High basis in Govt-CSRS Voluntary cont account for Roth conv

I believe the bulk of account 250k is principal and after tax. the interest is 50 $300k total. This individual has no IRA’s and I understand that this voluntary CSRS contribution is elligible for conversion. This seems like a good canadate for conversion(other factors not mentioned would make a Roth very beneficial) since most of account is basis tax would be minimized. Any thoughts?

SSj



The fact that for every taxable dollar in the conversion, an additional $5 goes into the Roth IRA, makes conversion much more attractive. If rolled to a TIRA instead, with an assumed return of 6%, the 300k becomes 600k in 12 years, just when RMDs really either begin or ramp up the person is near RMD age now. The TIRA is then nearly 60% taxable and tax rates will probably be higher then than now.

But his current tax rate vrs estimated tax rate in retirement should still be considered. Unless the current rate is considerably higher, the conversion or partial conversion at least should be considered.
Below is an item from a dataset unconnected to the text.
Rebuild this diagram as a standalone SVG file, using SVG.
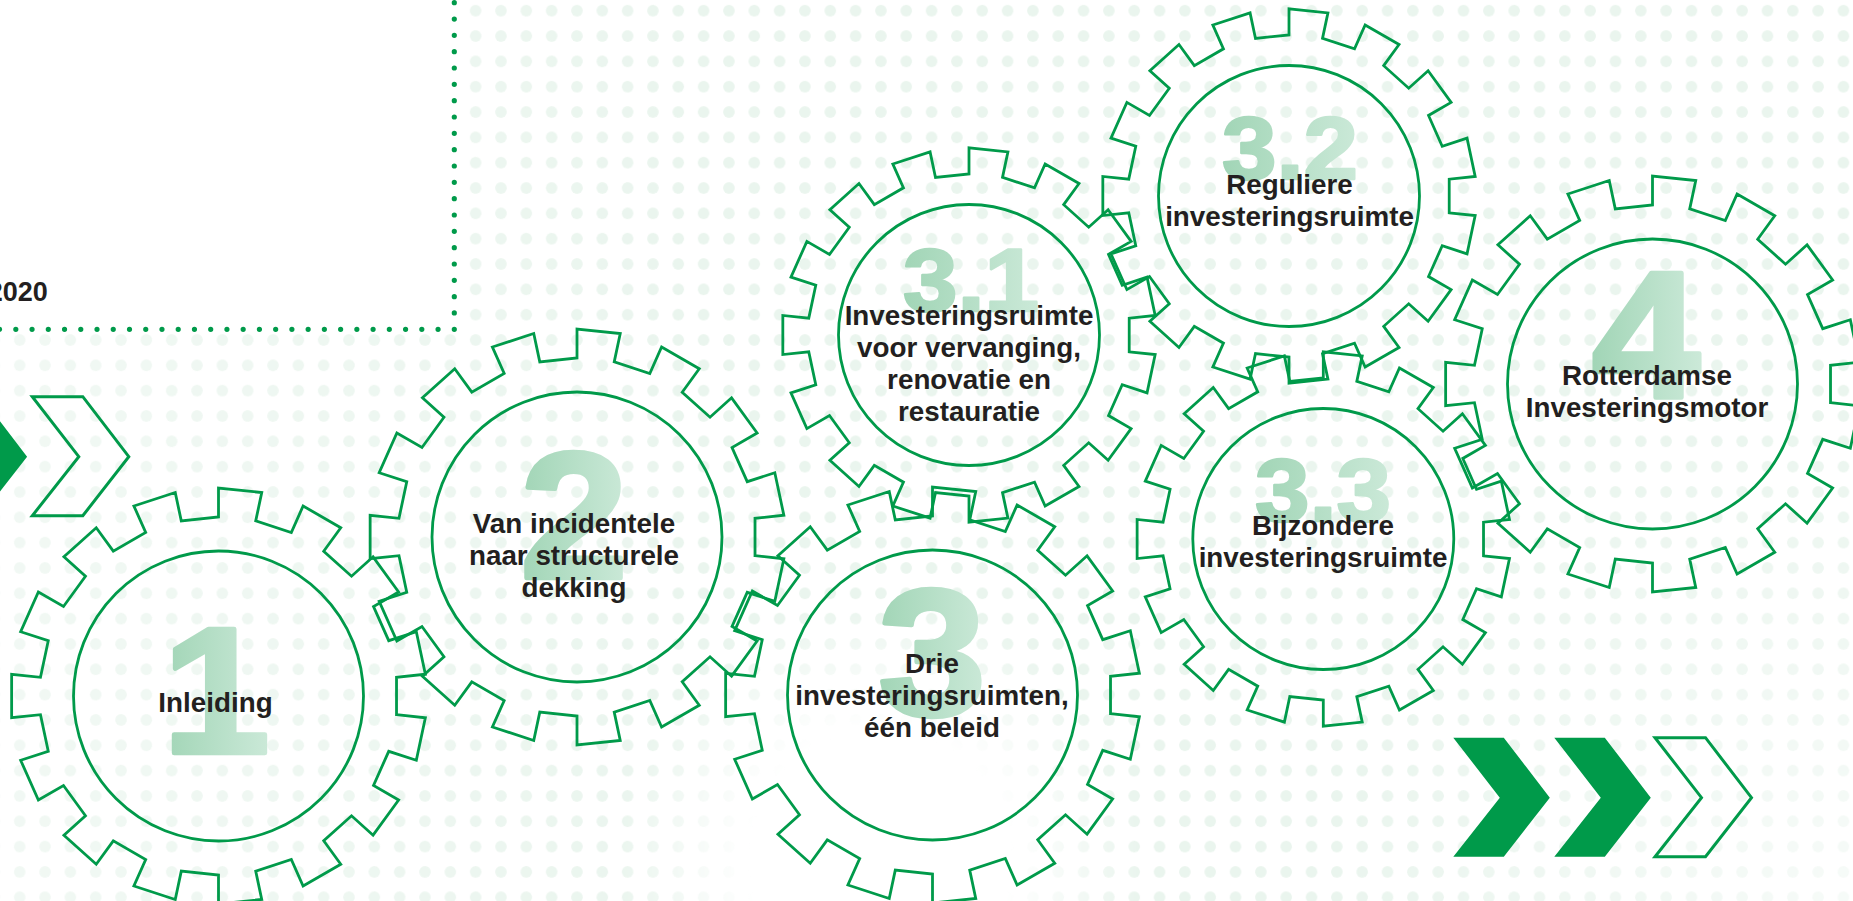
<svg xmlns="http://www.w3.org/2000/svg" xmlns:xlink="http://www.w3.org/1999/xlink" width="1853" height="901" viewBox="0 0 1853 901">
  <style>
    .gear{fill:none;stroke:#009a4a;stroke-width:2.8;stroke-linejoin:miter}
    .gear.small{stroke-width:3.1}
    .num{font-family:"Liberation Sans",Arial,Helvetica,sans-serif;font-weight:700;fill:url(#numFill);stroke:url(#numFill);stroke-linejoin:round;text-anchor:middle}
    .num.big{stroke-width:4.5}
    .num.mid{stroke-width:2.6}
    .lbl{font-family:"Liberation Sans",Arial,Helvetica,sans-serif;font-weight:700;font-size:27.8px;fill:#231f20;text-anchor:middle}
    .dotline{fill:none;stroke:#009a4a;stroke-width:5.2;stroke-linecap:round}
    .chev-solid{fill:#009a4a}
    .chev-open{fill:none;stroke:#009a4a;stroke-width:3}
  </style>
  <defs>
    <pattern id="dots" patternUnits="userSpaceOnUse" x="7.035" y="-1.965" width="25.33" height="25.33">
      <circle cx="12.665" cy="12.665" r="5.8" fill="#eaf5ee"/>
    </pattern>
    <linearGradient id="fadeBase" gradientUnits="userSpaceOnUse" x1="0" y1="0" x2="700" y2="0">
      <stop offset="0" stop-color="#a8a8a8"/>
      <stop offset="1" stop-color="#ffffff"/>
    </linearGradient>
    <radialGradient id="hole" gradientUnits="userSpaceOnUse" cx="880" cy="860" r="260">
      <stop offset="0" stop-color="#000"/>
      <stop offset="0.5" stop-color="#000"/>
      <stop offset="1" stop-color="#000" stop-opacity="0"/>
    </radialGradient>
    <radialGradient id="cornerFade" gradientUnits="userSpaceOnUse" cx="1853" cy="901" r="520">
      <stop offset="0" stop-color="#000" stop-opacity="0.6"/>
      <stop offset="1" stop-color="#000" stop-opacity="0"/>
    </radialGradient>
    <mask id="dotMask" maskUnits="userSpaceOnUse" x="0" y="0" width="1853" height="901">
      <rect width="1853" height="901" fill="url(#fadeBase)"/>
      <rect width="1853" height="901" fill="url(#hole)"/>
      <rect width="1853" height="901" fill="url(#cornerFade)"/>
    </mask>
    <linearGradient id="numFill" x1="0" y1="0" x2="1" y2="0">
      <stop offset="0" stop-color="#a1d5b6"/>
      <stop offset="1" stop-color="#cbe9d8"/>
    </linearGradient>
    <!-- 15-tooth gear outline with inner ring, centred on the origin -->
    <g id="gearShape">
      <path d="M178.02,18.71 L206.86,21.74 L197.82,64.28 L170.24,55.31 L155.02,89.5 L180.13,104 L154.57,139.18 L133.02,119.77 L105.21,144.81 L122.26,168.28 L84.6,190.02 L72.81,163.53 L37.22,175.09 L43.25,203.46 L0,208 L0,179 L-37.22,175.09 L-43.25,203.46 L-84.6,190.02 L-72.81,163.53 L-105.21,144.81 L-122.26,168.28 L-154.57,139.18 L-133.02,119.77 L-155.02,89.5 L-180.13,104 L-197.82,64.28 L-170.24,55.31 L-178.02,18.71 L-206.86,21.74 L-206.86,-21.74 L-178.02,-18.71 L-170.24,-55.31 L-197.82,-64.28 L-180.13,-104 L-155.02,-89.5 L-133.02,-119.77 L-154.57,-139.18 L-122.26,-168.28 L-105.21,-144.81 L-72.81,-163.53 L-84.6,-190.02 L-43.25,-203.46 L-37.22,-175.09 L0,-179 L0,-208 L43.25,-203.46 L37.22,-175.09 L72.81,-163.53 L84.6,-190.02 L122.26,-168.28 L105.21,-144.81 L133.02,-119.77 L154.57,-139.18 L180.13,-104 L155.02,-89.5 L170.24,-55.31 L197.82,-64.28 L206.86,-21.74 L178.02,-18.71 Z"/>
      <circle r="145"/>
    </g>
    <path id="chev" d="M0,0 H50.5 L96.5,60 L50.5,119 H0 L46.5,60 Z"/>
  </defs>

  <!-- background -->
  <rect width="1853" height="901" fill="#ffffff"/>
  <rect width="1853" height="901" fill="url(#dots)" mask="url(#dotMask)"/>
  <rect x="0" y="0" width="463" height="331" fill="#ffffff"/>
  <path class="dotline" d="M454.3,2.7 V329.3" stroke-dasharray="0 16.33"/>
  <path class="dotline" d="M454.3,329.3 H-0.5" stroke-dasharray="0 16.24"/>
  <text x="47.7" y="301" text-anchor="end" font-family="'Liberation Sans',Arial,sans-serif" font-weight="700" font-size="27" fill="#231f20">2020</text>

  <!-- chevrons -->
  <g id="decor">
    <use xlink:href="#chev" class="chev-solid" transform="translate(-69.4,396.7)"/>
    <use xlink:href="#chev" class="chev-open" transform="translate(32.3,396.7)"/>
    <use xlink:href="#chev" class="chev-solid" transform="translate(1453.3,737.7)"/>
    <use xlink:href="#chev" class="chev-solid" transform="translate(1554.3,737.7)"/>
    <use xlink:href="#chev" class="chev-open" transform="translate(1655,737.7)"/>
  </g>

  <!-- connectors: the gears touch directly, no separate lines -->
  <g id="connectors"/>

  <g id="gear-1">
    <text class="num big" font-size="180" transform="translate(216,753) scale(1.08,1)">1</text>
    <use xlink:href="#gearShape" class="gear" transform="translate(218.5,696)"/>
    <text class="lbl" x="215.5" y="711.7">Inleiding</text>
  </g>

  <g id="gear-2">
    <text class="num big" font-size="180" transform="translate(574,578) scale(1.08,1)">2</text>
    <use xlink:href="#gearShape" class="gear" transform="translate(577,537)"/>
    <text class="lbl" x="574" y="533.3">Van incidentele</text>
    <text class="lbl" x="574" y="565">naar structurele</text>
    <text class="lbl" x="574" y="596.7">dekking</text>
  </g>

  <g id="gear-3">
    <text class="num big" font-size="180" transform="translate(932,715) scale(1.08,1)">3</text>
    <use xlink:href="#gearShape" class="gear" transform="translate(932.5,695)"/>
    <text class="lbl" x="932" y="673.3">Drie</text>
    <text class="lbl" x="932" y="705">investeringsruimten,</text>
    <text class="lbl" x="932" y="737.3">één beleid</text>
  </g>

  <g id="gear-3-1">
    <text class="num mid" font-size="89" transform="translate(971,310.7) scale(1.1,1)">3.1</text>
    <use xlink:href="#gearShape" class="gear small" transform="translate(969,335) scale(0.9)"/>
    <text class="lbl" x="969" y="325">Investeringsruimte</text>
    <text class="lbl" x="969" y="357.3">voor vervanging,</text>
    <text class="lbl" x="969" y="389.3">renovatie en</text>
    <text class="lbl" x="969" y="421">restauratie</text>
  </g>

  <g id="gear-3-2">
    <text class="num mid" font-size="89" transform="translate(1290,179) scale(1.1,1)">3.2</text>
    <use xlink:href="#gearShape" class="gear small" transform="translate(1289,196) scale(0.9)"/>
    <text class="lbl" x="1289.5" y="194.3">Reguliere</text>
    <text class="lbl" x="1289.5" y="226">investeringsruimte</text>
  </g>

  <g id="gear-3-3">
    <text class="num mid" font-size="89" transform="translate(1323,521) scale(1.1,1)">3.3</text>
    <use xlink:href="#gearShape" class="gear small" transform="translate(1323.3,539) scale(0.9)"/>
    <text class="lbl" x="1323" y="535">Bijzondere</text>
    <text class="lbl" x="1323" y="566.7">investeringsruimte</text>
  </g>

  <g id="gear-4">
    <text class="num big" font-size="180" transform="translate(1646,396.5) scale(1.08,1)">4</text>
    <use xlink:href="#gearShape" class="gear" transform="translate(1652.5,384)"/>
    <text class="lbl" x="1647" y="385">Rotterdamse</text>
    <text class="lbl" x="1647" y="416.7">Investeringsmotor</text>
  </g>
</svg>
It can also be done incrementally including the two year deferral on any portion done by year end 2010 to further limit the marginal rate paid on the 50k.



He also has a pension option if he leaves it there,roughly $2,100 month for him,$1,800 for spouse. Says he does not need the money. The Roth conversion seems to be even more beneficial since his estate would get nothing and estate planning is important to him since he has children and grandchildren. Any thoughts?